Coach's Corner with Niigon presents:

Four Simple Rules You Need in Improv Heaven...

Greetings all! Here it is, with a new segment from OU Improv! Brought to you by your friendly neighbourhood Canadian improv coach, Niigon. This week, and every week from now on, I will post some thoughts on coaching improv into cyberspace for anyone who wants to read/listen. This week I want to talk about the rules of improv.

As with rules in all things, and especially life, there are exceptions to all things, and as I tell all players I coach, every rule I tell you to follow should eventually be broken. BUT, with that being said, here are a few rules that every improviser should follow to ensure brilliance in their scenes every time. As they will eventually be broken, keep these rules to heart and keep the spirit of them intact at all times. Doing this, I promise you that your scenes will improve and grow richer as a result.

1. Always start every scene with a mimed action. The first person in should start the scene by creating something in the environment.

Mime creates the environment and gives context to your character. It tells if that character is hungry, lonely, happy, sad. It tells where he/she is and where they have come from. There is so much you can do by simply opening a fridge door, and taking out a can of something. Which brings us to rule #2…

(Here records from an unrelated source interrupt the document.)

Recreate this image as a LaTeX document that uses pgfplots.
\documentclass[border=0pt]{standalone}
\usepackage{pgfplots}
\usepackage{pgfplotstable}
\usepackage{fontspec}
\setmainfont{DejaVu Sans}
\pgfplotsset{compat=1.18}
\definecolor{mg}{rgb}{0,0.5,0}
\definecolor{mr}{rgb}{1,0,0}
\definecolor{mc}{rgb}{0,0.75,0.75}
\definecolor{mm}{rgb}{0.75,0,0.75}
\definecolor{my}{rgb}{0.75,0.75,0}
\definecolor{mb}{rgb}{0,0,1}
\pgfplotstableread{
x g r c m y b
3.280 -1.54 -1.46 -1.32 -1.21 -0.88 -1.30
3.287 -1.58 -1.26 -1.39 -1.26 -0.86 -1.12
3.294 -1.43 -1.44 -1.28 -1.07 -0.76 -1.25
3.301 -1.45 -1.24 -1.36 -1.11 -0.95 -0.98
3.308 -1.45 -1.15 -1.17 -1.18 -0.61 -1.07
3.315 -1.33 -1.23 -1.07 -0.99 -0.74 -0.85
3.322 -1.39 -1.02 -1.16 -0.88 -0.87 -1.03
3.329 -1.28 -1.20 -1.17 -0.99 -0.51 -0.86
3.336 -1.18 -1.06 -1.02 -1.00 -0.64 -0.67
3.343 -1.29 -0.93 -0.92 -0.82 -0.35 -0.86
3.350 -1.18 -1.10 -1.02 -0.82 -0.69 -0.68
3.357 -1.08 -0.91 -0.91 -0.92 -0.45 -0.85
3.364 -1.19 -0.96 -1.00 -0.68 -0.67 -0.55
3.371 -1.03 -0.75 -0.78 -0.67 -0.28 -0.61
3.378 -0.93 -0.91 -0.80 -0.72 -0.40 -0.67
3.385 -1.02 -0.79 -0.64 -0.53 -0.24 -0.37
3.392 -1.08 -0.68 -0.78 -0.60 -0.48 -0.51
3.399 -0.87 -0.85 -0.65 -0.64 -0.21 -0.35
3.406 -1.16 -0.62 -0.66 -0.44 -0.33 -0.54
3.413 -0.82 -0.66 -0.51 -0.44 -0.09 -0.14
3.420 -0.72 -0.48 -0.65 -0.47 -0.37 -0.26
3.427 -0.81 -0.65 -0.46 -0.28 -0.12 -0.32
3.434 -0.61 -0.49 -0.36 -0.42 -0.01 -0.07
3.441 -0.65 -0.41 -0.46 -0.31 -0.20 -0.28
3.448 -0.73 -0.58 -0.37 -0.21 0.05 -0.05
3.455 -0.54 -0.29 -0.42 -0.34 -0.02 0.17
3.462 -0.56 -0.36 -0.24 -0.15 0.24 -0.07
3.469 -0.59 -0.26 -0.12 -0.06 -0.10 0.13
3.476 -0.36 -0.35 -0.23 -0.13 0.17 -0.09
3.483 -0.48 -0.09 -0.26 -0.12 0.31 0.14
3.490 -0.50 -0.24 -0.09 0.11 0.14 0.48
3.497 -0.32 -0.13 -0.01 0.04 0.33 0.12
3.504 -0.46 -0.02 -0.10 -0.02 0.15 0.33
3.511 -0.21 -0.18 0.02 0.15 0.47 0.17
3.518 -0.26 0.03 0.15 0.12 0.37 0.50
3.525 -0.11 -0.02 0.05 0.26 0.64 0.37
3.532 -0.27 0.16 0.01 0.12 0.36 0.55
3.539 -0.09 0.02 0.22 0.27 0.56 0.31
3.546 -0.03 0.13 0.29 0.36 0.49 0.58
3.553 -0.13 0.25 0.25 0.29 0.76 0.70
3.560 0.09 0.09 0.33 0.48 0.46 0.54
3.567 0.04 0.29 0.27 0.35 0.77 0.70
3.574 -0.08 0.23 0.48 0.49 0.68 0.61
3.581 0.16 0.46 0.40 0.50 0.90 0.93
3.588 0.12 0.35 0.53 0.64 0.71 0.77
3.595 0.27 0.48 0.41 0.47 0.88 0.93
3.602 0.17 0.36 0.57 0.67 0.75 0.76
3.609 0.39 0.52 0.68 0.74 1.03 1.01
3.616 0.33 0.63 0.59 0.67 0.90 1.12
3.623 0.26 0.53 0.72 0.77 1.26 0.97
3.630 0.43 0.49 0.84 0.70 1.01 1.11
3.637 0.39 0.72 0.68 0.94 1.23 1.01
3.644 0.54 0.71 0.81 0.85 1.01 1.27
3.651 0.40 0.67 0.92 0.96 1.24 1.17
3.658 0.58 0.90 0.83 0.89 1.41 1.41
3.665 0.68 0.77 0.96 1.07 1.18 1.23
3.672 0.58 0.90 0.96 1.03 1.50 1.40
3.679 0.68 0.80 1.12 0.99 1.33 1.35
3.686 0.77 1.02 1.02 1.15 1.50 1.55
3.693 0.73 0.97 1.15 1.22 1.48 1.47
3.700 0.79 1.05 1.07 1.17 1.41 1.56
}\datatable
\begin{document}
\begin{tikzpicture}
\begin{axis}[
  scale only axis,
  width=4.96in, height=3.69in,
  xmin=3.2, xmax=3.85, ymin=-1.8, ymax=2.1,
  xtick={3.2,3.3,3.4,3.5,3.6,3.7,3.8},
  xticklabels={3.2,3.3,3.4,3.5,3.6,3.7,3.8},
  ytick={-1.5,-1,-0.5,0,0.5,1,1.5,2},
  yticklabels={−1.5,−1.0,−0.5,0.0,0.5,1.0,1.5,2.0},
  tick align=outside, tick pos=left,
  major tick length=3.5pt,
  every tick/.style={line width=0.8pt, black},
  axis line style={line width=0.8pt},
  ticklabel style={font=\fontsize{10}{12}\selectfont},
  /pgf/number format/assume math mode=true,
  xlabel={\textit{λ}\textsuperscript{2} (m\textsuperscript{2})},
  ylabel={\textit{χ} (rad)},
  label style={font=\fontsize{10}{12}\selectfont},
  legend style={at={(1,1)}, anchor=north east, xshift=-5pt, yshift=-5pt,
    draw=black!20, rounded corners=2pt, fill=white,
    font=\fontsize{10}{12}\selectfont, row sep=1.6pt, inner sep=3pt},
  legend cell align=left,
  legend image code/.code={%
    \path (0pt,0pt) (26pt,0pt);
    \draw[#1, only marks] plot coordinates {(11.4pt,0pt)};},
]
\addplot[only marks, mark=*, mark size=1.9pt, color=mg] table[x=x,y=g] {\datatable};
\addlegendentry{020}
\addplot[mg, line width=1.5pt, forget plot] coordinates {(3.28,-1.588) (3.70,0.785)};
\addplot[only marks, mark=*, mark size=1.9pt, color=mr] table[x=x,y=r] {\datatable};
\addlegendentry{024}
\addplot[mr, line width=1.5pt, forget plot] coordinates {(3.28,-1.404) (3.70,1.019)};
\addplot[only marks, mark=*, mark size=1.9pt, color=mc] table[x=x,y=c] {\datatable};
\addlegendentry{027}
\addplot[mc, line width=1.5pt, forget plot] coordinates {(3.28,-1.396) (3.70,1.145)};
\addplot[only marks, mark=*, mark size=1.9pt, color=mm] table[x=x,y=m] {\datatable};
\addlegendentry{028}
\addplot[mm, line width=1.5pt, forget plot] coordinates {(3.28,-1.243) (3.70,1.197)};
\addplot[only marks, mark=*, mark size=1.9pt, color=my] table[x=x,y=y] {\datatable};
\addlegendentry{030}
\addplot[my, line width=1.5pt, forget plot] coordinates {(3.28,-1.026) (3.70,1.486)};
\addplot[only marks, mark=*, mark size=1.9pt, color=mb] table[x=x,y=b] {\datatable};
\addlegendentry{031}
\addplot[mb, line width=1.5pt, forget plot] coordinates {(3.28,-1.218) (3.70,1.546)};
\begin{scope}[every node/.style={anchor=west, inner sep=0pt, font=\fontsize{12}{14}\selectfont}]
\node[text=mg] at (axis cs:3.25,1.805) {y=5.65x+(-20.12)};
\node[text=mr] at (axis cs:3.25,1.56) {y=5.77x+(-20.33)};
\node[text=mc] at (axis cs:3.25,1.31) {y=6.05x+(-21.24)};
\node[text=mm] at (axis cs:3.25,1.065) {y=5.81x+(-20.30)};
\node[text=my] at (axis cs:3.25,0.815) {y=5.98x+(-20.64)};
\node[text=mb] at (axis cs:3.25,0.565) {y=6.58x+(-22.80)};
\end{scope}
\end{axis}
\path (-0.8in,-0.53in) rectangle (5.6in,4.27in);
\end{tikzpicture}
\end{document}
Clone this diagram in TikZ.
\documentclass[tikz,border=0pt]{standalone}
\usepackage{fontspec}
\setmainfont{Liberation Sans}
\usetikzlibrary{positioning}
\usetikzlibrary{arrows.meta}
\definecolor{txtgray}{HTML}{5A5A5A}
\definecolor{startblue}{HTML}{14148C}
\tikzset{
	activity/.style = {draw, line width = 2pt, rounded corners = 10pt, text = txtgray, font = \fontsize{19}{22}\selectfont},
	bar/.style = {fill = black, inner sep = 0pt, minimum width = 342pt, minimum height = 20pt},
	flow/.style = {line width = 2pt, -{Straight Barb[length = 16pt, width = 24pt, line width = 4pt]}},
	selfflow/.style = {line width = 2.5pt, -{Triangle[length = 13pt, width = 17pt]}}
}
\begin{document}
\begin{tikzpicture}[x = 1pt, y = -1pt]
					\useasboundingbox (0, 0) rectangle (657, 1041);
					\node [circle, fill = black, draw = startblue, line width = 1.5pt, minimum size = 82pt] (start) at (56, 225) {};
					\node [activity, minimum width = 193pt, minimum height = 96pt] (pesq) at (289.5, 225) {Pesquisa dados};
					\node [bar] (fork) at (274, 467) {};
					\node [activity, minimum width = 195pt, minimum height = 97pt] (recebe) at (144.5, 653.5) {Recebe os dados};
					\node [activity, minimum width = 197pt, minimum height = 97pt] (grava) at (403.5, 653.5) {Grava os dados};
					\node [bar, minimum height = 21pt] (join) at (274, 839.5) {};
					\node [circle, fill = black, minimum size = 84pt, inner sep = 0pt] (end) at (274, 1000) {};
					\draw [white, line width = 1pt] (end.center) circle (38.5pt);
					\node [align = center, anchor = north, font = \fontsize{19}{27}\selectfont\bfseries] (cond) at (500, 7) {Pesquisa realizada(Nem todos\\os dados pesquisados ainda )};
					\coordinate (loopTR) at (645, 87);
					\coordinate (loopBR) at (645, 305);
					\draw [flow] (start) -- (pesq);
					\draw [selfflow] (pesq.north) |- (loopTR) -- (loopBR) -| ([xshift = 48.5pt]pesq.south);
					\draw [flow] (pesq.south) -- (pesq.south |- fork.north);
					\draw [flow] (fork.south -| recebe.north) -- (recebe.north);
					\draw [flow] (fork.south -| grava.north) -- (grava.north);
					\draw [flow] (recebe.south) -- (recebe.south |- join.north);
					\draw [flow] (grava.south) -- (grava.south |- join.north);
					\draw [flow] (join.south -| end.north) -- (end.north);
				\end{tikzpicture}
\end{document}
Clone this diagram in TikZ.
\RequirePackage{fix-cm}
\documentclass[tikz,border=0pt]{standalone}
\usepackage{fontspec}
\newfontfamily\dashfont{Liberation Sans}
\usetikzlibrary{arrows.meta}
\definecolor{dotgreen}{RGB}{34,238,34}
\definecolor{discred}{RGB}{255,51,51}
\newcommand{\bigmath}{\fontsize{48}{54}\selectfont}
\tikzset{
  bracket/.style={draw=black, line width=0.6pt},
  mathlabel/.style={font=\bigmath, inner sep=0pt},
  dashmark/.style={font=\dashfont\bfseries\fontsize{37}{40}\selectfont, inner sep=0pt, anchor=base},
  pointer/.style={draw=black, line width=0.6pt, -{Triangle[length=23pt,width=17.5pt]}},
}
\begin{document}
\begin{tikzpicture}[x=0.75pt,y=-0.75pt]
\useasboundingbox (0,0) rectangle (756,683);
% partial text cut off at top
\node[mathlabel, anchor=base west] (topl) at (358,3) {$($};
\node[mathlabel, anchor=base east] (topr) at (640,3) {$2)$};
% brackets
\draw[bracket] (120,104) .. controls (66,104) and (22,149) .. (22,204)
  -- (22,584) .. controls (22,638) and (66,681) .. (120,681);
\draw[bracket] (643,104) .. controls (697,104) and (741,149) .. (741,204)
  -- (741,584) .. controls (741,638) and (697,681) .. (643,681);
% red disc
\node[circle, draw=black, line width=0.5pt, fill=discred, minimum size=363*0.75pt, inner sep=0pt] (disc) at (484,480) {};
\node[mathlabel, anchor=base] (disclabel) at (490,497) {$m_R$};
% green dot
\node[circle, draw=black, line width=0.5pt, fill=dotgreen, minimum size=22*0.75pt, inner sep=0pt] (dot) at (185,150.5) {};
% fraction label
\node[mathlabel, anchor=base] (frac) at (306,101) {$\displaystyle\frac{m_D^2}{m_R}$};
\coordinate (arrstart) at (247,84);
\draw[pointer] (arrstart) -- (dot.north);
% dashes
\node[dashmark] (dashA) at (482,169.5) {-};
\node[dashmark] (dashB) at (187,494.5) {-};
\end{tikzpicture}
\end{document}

2. Don't talk about the mimed action you are doing. Never, nope, not even then.

Talking about action goes no where and gives no importance to the scene itself. You can speak of what is in your hand, but don't tell anyone what you are doing. Let others tell you what the mimed action you doing instead. This adds complexity to the actor's relationship to each other on stage as well. Never tell someone that you are painting the fence, just do it. The audience will love that they are placed in the action of the scene without being treated like an idiot. Let them feel like a genius and they will love you.

3. Don't ask questions. Turn them into statements and drive the action forward.

Questions are lame-o and turn the scene into transaction scenes. Questions always involve pimping someone into being funny, or force them to come up with the idea of what the characters are going to do next. Questions lead to nothing. Changing “Can you hand me that pen right now?” to “Hand me that pen right now!” creates tension and forces the scene into action. The question delays that step and often leads to the question game, which is a scene that goes completely NOWHERE.

4. Always know your characters for five years or more, no less. Yup, you have been best friends since you were fetuses.

Transactional scenes are painful to watch, and have no stake for the audience to care about the scene. When characters know lots of back story about each other, and care about each other in ways that are meaningful, the audience enjoys watching that relationship build and evolve. How many scenes could be relevant to anyone between a shopkeeper and a young boy who met only that day? Very few, and most of those ideas are lame-o and meaningless. Knowing each other for five years or more also naturally adds stakes and history that you can draw upon for your scene.

And that's it for this week… follow these rules and the audience will think you're a genius. Good work.